The SEC wrote to District Judge Analisa Torres on August 9, arguing that they should be allowed to make arguments on whether or not they can appeal last month’s summary judgment order:

“…there is ‘substantial ground for difference of opinion’ regarding these two questions…As noted, one court in this District has expressly ‘reject[ed]’ the Order’s approach as to Programmatic Sales, reasoning that “Howey makes no such distinction between purchasers” for purposes of determining whether investors had reasonable expectations of profits from the issuer’s efforts.”

The case referred to by the SEC is that against Do Kwon and Terraform Labs, where the Judge expressly disagreed with the reasoning used to let Ripple off the hook for so-called programmatic sales.

“That a purchaser bought the coins directly from the defendants or, instead, in a secondary re-sale transaction has no impact on whether a reasonable individual would objectively view the defendants’ actions and statements as evincing a promise of profits based on their efforts,” the federal judge stated in that case.

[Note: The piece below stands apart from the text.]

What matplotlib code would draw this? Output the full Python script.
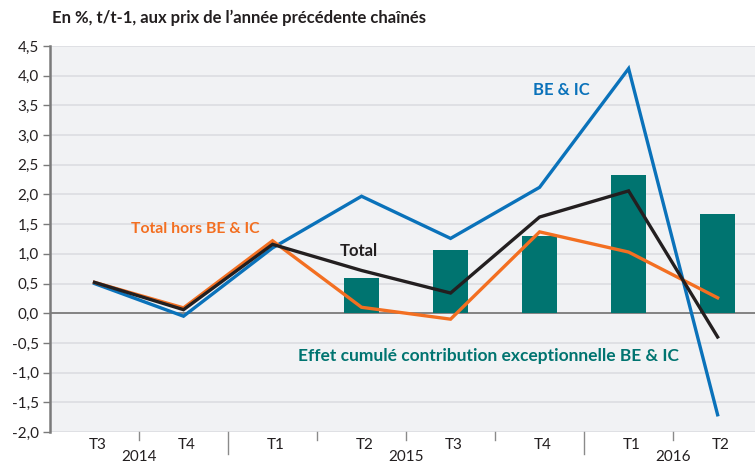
import matplotlib
matplotlib.use("Agg")
import matplotlib.pyplot as plt
import numpy as np

plt.rcParams["font.family"] = ["Lato", "DejaVu Sans"]

# données
trimestres = ["T3", "T4", "T1", "T2", "T3", "T4", "T1", "T2"]
annees = ["2014", "2015", "2016"]
be_ic = [0.50, -0.05, 1.10, 1.97, 1.26, 2.12, 4.12, -1.71]
total = [0.52, 0.06, 1.16, 0.72, 0.34, 1.62, 2.06, -0.40]
total_hors = [0.52, 0.09, 1.22, 0.10, -0.10, 1.37, 1.03, 0.26]
effet_cumule = [np.nan, np.nan, np.nan, 0.60, 1.06, 1.30, 2.33, 1.67]

BLEU = "#0a72ba"
ORANGE = "#f36f21"
NOIR = "#231f20"
VERT = "#007470"

fig = plt.figure(figsize=(7.55, 4.65), dpi=100)
ax = fig.add_axes([50 / 755, 1 - 432 / 465, 705 / 755, 386 / 465])
ax.set_facecolor("#f1f2f4")

x = np.arange(len(trimestres))

# grille horizontale
for v in np.arange(-2.0, 4.51, 0.5):
    if abs(v) < 1e-9:
        continue
    ax.axhline(v, color="#dcdde1", lw=1.2, zorder=0)
ax.axhline(0, color="#7a7a7a", lw=1.3, zorder=1)

ax.bar(x, effet_cumule, width=0.4, color=VERT, zorder=2)
ax.plot(x, be_ic, color=BLEU, lw=2.4, zorder=3, solid_joinstyle="miter")
ax.plot(x, total_hors, color=ORANGE, lw=2.4, zorder=4, solid_joinstyle="miter")
ax.plot(x, total, color=NOIR, lw=2.4, zorder=5, solid_joinstyle="miter")

ax.set_xlim(-0.5, 7.42)
ax.set_ylim(-2.0, 4.5)
ax.set_yticks(np.arange(-2.0, 4.51, 0.5))
ax.set_yticklabels([f"{v:.1f}".replace(".", ",") for v in np.arange(-2.0, 4.51, 0.5)],
                   fontsize=11, color="#231f20")
ax.tick_params(axis="y", length=5, width=1, color="#7a7a7a", pad=3)

# graduations x : séparateurs entre trimestres
ax.set_xticks(x + 0.04)
ax.set_xticklabels(trimestres, fontsize=11, color="#231f20")
ax.tick_params(axis="x", length=0, pad=4)
trans = ax.get_xaxis_transform()
for b in np.arange(0.5, 7.0, 1.0):
    longue = b in (1.5, 5.5)
    ax.plot([b, b], [0, -0.058 if longue else -0.022], transform=trans,
            color="#8a8a8a", lw=1, clip_on=False)

for xa, an in zip([0.5, 3.5, 6.5], annees):
    ax.text(xa, -0.066, an, transform=trans, ha="center", va="center",
            fontsize=11, color="#231f20")

for s in ["top", "right", "bottom"]:
    ax.spines[s].set_visible(False)
ax.spines["left"].set_color("#7a7a7a")
ax.spines["left"].set_linewidth(1.8)

fig.text(52 / 755, 1 - 18 / 465, "En %, t/t-1, aux prix de l\u2019année précédente chaînés",
         fontsize=12, fontweight="bold", color="#231f20", ha="left", va="center")

ax.text(5.24, 3.76, "BE & IC", color=BLEU, fontsize=12, fontweight="bold",
        ha="center", va="center")
ax.text(1.13, 1.42, "Total hors BE & IC", color=ORANGE, fontsize=11.3, fontweight="bold",
        ha="center", va="center")
ax.text(2.97, 1.04, "Total", color=NOIR, fontsize=12, fontweight="bold",
        ha="center", va="center")
ax.text(4.43, -0.72, "Effet cumulé contribution exceptionnelle BE & IC", color=VERT,
        fontsize=12.5, fontweight="bold", ha="center", va="center")

fig.savefig("out.png", dpi=100)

Ripple protested in response, writing to Judge Torres, saying that the difference in opinion between the courts is illusory, acknowledging that the court in Terraform Labs disagreed with the reasoning in Ripple but saying that the conflicting decisions were fact-based and thus did not represent a split over the Howey rule itself.

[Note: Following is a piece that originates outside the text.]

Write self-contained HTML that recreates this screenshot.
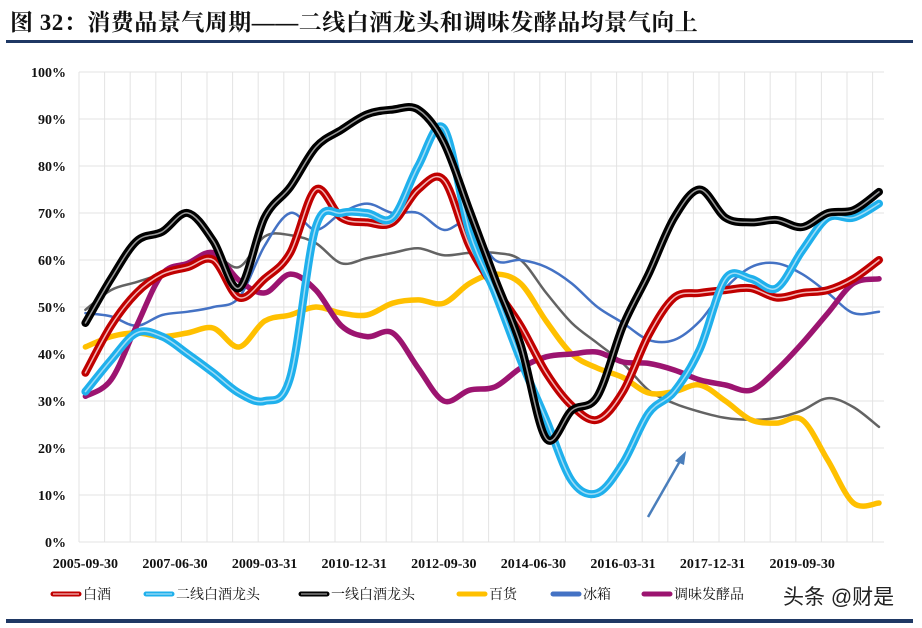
<!DOCTYPE html>
<html><head><meta charset="utf-8">
<style>
html,body{margin:0;padding:0;background:#fff;}
body{width:922px;height:628px;overflow:hidden;position:relative;font-family:"Liberation Serif","Noto Serif CJK SC",serif;}
#title{position:absolute;left:10px;top:4px;font-size:23px;font-weight:bold;color:#111;font-family:"Liberation Serif","Noto Serif CJK SC","Noto Sans CJK SC",serif;white-space:nowrap;letter-spacing:0.5px;}
#rule{position:absolute;left:6px;top:40px;width:907px;height:3px;background:#1f3864;}
#bottom-rule{position:absolute;left:6px;top:619px;width:907px;height:4px;background:#1f3864;}
svg{position:absolute;left:0;top:0;}
</style></head>
<body>
<div id="title">图 32：消费品景气周期——二线白酒龙头和调味发酵品均景气向上</div>
<div id="rule"></div>
<svg id="chart" width="922" height="628"></svg>
<div id="bottom-rule"></div>
<script>
const xTickLabels = ["2005-09-30","2007-06-30","2009-03-31","2010-12-31","2012-09-30","2014-06-30","2016-03-31","2017-12-31","2019-09-30"];
const yTicks = [0,10,20,30,40,50,60,70,80,90,100];
const baijiu = [36,46,53,57,58.5,60,52,56,61.5,75,69,68,68,75,77,63,54,46,36,29,26,32,44,52,53,53.6,54,52,53,53.6,56,60];
const erxian = [32,38.7,44.5,43.7,40,36,31.7,30,35,67,70,70,69,80,88,66,53,38.7,26,13,10.4,16.8,27.4,32,41,56,56,54,62,69,69,72];
const yixian = [46.6,56,64,66,70,64,54,69,75.5,84,87.7,91,92,92,85,70.6,56,42,22,28,31,46,57,69,75,69,68,68.5,67,70,70.6,74.5];
const baihuo = [41.5,43.7,44.5,43.7,44.5,45.5,41.5,47,48.3,50,48.7,48.3,50.8,51.5,50.8,55,57,55,47,40,37,35,31.7,32,33.4,30,26,25.3,26,17.4,8.3,8.3];
const bingxiang = [48.7,48,46,48.3,49,50,52,63,70,66.4,70,72,70,70,66.4,68,60,60,58.5,55,50,46.6,43,43,47,54,58.5,59.3,57,53,48.7,49];
const tiaowei = [31,34.5,46,57,59.3,61.5,55.7,53,57,53.6,46,43.7,44.5,37,30,32.3,33,37,39.4,40,40.4,38.3,38,36.6,34.5,33.4,32.3,36.6,42.3,48.7,55,56];
const grayLine = [49.4,53.6,55.3,57,58.3,61,58.5,65,65.3,63.6,59.3,60.4,61.5,62.5,61,61.5,61.5,60,53,46.6,42.3,38,32.3,29.5,27.7,26.4,26,26.4,28,30.6,28.7,24.5];

const NS="http://www.w3.org/2000/svg";
const svg=document.getElementById('chart');
const L=79,R=884,T=72,B=542;
const catW=12.8;
function xIdx(i){return L+catW/2+i*2*catW;}
function xLab(j){return L+catW/2+j*7*catW;}
function yV(v){return B-(v/100)*(B-T);}
function mk(tag,attrs){const e=document.createElementNS(NS,tag);for(const k in attrs)e.setAttribute(k,attrs[k]);svg.appendChild(e);return e;}

for(let x=L;x<=R+0.5;x+=2*catW){
  const g=mk('line',{x1:x,x2:x,y1:T,y2:B,stroke:'#e3e3e3','stroke-width':1});
  
  
}
yTicks.forEach(v=>{
  const g=mk('line',{x1:L,x2:R,y1:yV(v),y2:yV(v),stroke:'#e3e3e3','stroke-width':1});
  
  
  const t=mk('text',{x:66,y:yV(v)+5,'text-anchor':'end','font-size':14,'font-weight':'bold',fill:'#111','font-family':'Liberation Serif, serif'});
  t.textContent=v+'%';
  
  
});
xTickLabels.forEach((s,j)=>{
  const t=mk('text',{x:xLab(j),y:568,'text-anchor':'middle','font-size':14,'font-weight':'bold',fill:'#111','font-family':'Liberation Serif, serif'});
  t.textContent=s;
  
  
});

function pathD(arr){
  const p=arr.map((v,i)=>[xIdx(i),yV(v)]);
  let d='M'+p[0][0]+','+p[0][1];
  for(let i=0;i<p.length-1;i++){
    const p0=p[i-1]||p[i],p1=p[i],p2=p[i+1],p3=p[i+2]||p2;
    const c1=[p1[0]+(p2[0]-p0[0])/6,p1[1]+(p2[1]-p0[1])/6];
    const c2=[p2[0]-(p3[0]-p1[0])/6,p2[1]-(p3[1]-p1[1])/6];
    d+=' C'+c1[0].toFixed(1)+','+c1[1].toFixed(1)+' '+c2[0].toFixed(1)+','+c2[1].toFixed(1)+' '+p2[0].toFixed(1)+','+p2[1].toFixed(1);
  }
  return d;
}
function series(arr,name,outer,w,inner,iw){
  const p=mk('path',{d:pathD(arr),fill:'none',stroke:outer,'stroke-width':w,'stroke-linejoin':'round','stroke-linecap':'round'});
  
  
  if(inner){
    const q=mk('path',{d:pathD(arr),fill:'none',stroke:inner,'stroke-width':iw,'stroke-linejoin':'round','stroke-linecap':'round'});
    
    
  }
}
series(grayLine,'gray-line','#636363',2.5);
series(bingxiang,'bingxiang-line','#4472c4',2.5);
series(baihuo,'baihuo-line','#ffc000',5.5);
series(tiaowei,'tiaowei-line','#9c1470',5.5);
series(baijiu,'baijiu-line','#c00000',8,'#f3b6b6',1.5);
series(erxian,'erxian-line','#1fb0ec',8,'#9fdcf6',1.5);
series(yixian,'yixian-line','#000000',8,'#9a9a9a',1.5);

const ar=mk('line',{x1:648,y1:517,x2:680,y2:461,stroke:'#4a7ebb','stroke-width':2.5});


const ah=mk('polygon',{points:'686,451 675,461 684,465',fill:'#4a7ebb'});



const legNames=['白酒','二线白酒龙头','一线白酒龙头','百货','冰箱','调味发酵品'];
const legX=[50,143,298,456,550,641];
const legC=[['#c00000','#f3b6b6'],['#1fb0ec','#9fdcf6'],['#000','#9a9a9a'],['#ffc000',null],['#4472c4',null],['#9c1470',null]];
legNames.forEach((n,i)=>{
  const l=mk('line',{x1:legX[i]+3,x2:legX[i]+29,y1:594,y2:594,stroke:legC[i][0],'stroke-width':5,'stroke-linecap':'round'});
  
  
  if(legC[i][1]){const m=mk('line',{x1:legX[i]+3,x2:legX[i]+29,y1:594,y2:594,stroke:legC[i][1],'stroke-width':1.2});
    
    }
  const t=mk('text',{x:legX[i]+33,y:599,'font-size':14,fill:'#111','font-family':'Liberation Serif, Noto Serif CJK SC, serif'});
  t.textContent=n;
  
  
});
const wm=mk('text',{x:783,y:604,'font-size':21,fill:'#222','font-family':'Liberation Sans, Noto Sans CJK SC, sans-serif'});
wm.textContent='头条 @财是';


</script>
</body></html>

Judge Torres disagreed with Ripple: on August 17, she granted the SEC’s request and set several deadlines for the court to hear the argument on whether or not an appeal should be permitted.

The SEC is due to file its formal motion on August 18. Ripple must respond by September 1, and the SEC’s final reply is due by September 8.

The Ripple dispute

The SEC’s case against Ripple has been dragging on for years. Though last month’s summary judgment order was celebrated as a resounding victory by Ripple and its fans, the truth is far more nuanced. That order was in response to motions for summary judgment by both the SEC and Ripple, with both sides arguing that the case should be resolved in their favor without a trial.

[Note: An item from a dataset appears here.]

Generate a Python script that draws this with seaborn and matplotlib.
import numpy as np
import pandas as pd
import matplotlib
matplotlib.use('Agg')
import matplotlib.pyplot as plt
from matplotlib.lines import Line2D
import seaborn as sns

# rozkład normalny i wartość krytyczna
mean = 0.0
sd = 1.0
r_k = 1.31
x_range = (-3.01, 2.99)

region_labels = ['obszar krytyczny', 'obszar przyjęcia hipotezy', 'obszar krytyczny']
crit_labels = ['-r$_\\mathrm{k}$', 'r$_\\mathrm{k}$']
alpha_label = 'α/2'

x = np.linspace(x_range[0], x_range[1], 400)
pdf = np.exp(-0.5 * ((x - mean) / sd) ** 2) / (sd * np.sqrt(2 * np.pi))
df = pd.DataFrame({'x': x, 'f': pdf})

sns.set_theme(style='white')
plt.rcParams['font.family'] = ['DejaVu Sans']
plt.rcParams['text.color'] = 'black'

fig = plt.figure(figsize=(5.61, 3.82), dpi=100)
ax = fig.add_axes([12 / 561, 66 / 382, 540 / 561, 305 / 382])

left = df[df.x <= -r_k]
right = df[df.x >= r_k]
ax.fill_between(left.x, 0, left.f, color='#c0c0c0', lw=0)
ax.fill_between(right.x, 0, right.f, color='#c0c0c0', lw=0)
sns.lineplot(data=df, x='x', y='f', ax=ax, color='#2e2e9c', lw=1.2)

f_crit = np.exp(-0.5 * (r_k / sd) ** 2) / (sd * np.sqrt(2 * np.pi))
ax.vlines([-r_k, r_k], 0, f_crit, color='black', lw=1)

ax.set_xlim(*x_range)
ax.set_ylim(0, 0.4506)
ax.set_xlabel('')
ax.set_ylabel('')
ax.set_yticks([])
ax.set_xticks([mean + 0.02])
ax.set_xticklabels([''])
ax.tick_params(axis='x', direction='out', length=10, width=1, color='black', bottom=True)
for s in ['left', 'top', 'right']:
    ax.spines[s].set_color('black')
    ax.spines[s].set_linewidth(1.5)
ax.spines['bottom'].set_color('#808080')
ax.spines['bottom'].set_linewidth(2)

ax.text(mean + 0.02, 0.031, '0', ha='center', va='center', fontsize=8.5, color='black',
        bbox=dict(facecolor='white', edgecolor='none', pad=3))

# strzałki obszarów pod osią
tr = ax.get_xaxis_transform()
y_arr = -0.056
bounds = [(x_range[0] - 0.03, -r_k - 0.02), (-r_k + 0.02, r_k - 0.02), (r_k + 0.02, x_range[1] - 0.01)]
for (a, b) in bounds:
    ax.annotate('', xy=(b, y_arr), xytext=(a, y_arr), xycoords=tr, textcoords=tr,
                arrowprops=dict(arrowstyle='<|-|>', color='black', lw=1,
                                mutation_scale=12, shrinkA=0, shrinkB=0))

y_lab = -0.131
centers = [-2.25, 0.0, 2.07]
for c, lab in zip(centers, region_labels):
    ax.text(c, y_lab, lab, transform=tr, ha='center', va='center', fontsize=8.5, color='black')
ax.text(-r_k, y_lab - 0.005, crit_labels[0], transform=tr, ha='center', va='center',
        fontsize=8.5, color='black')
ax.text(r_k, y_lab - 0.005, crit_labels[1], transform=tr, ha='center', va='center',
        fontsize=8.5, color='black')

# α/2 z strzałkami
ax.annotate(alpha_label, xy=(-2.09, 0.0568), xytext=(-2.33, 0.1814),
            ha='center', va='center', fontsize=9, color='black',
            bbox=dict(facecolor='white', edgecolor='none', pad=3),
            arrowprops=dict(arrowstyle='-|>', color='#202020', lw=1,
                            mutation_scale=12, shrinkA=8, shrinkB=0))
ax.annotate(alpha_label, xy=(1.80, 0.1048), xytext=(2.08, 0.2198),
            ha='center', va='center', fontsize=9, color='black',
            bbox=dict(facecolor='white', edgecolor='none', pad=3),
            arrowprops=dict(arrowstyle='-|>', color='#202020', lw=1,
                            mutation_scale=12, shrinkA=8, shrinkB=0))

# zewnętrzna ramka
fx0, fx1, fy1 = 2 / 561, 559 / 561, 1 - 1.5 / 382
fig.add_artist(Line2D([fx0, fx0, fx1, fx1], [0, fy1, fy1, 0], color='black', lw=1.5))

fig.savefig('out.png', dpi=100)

The three elements of XRP sales at issue in the case are:

  • The institutional sales
  • So-called programmatic sales, referring to sales of XRP on exchanges in ‘blind’ transactions where the purchasers do not know from whom they are purchasing XRP
  • Other distributions of XRP made in exchange for goods and services

It was the SEC’s claims regarding the programmatic sales and distributions which Judge Torres struck out on summary judgment. The SEC is also pursuing charges directly against Ripple co-founders Brad Garlinghouse and Chris Larsen for allegedly illegally offering unregistered securities; those charges similarly survived the summary judgment order and will be headed for trial sometime in Q2 2024.

Far from being a fatal blow to the SEC’s case against Ripple, the summary judgment ruling at most reduces the scope of that eventual trial. And if the disputed interpretation of Howey, as demonstrated by the Terraform Labs ruling, is any indication, even that scant victory is in jeopardy of being undone.

Another underreported element of both Torres’ summary judgment order in the Ripple case and the conflicting Terraform decision is that both judges declined to endorse Ripple’s fair notice defense. A defendant generally has a defense to accusations of lawbreaking if they can prove they lacked fair notice that their conduct violated the law. Ripple, Terraform, and many other digital asset defendants have tried their luck with this defense—to no avail. In the Ripple summary judgment order, Judge Torres said that Howey did, in fact, ‘set forth a clear test’ for what constitutes an investment contract and, therefore, a security and that it was designed to apply to novel fact scenarios. The SEC’s approach, Judge Torres said, was consistent.

Next steps

Both parties will have a chance to argue whether the SEC is entitled to file an appeal this month. Regardless of the outcome of that issue, the court expects SEC v Ripple to go to trial sometime in Q2 of 2024.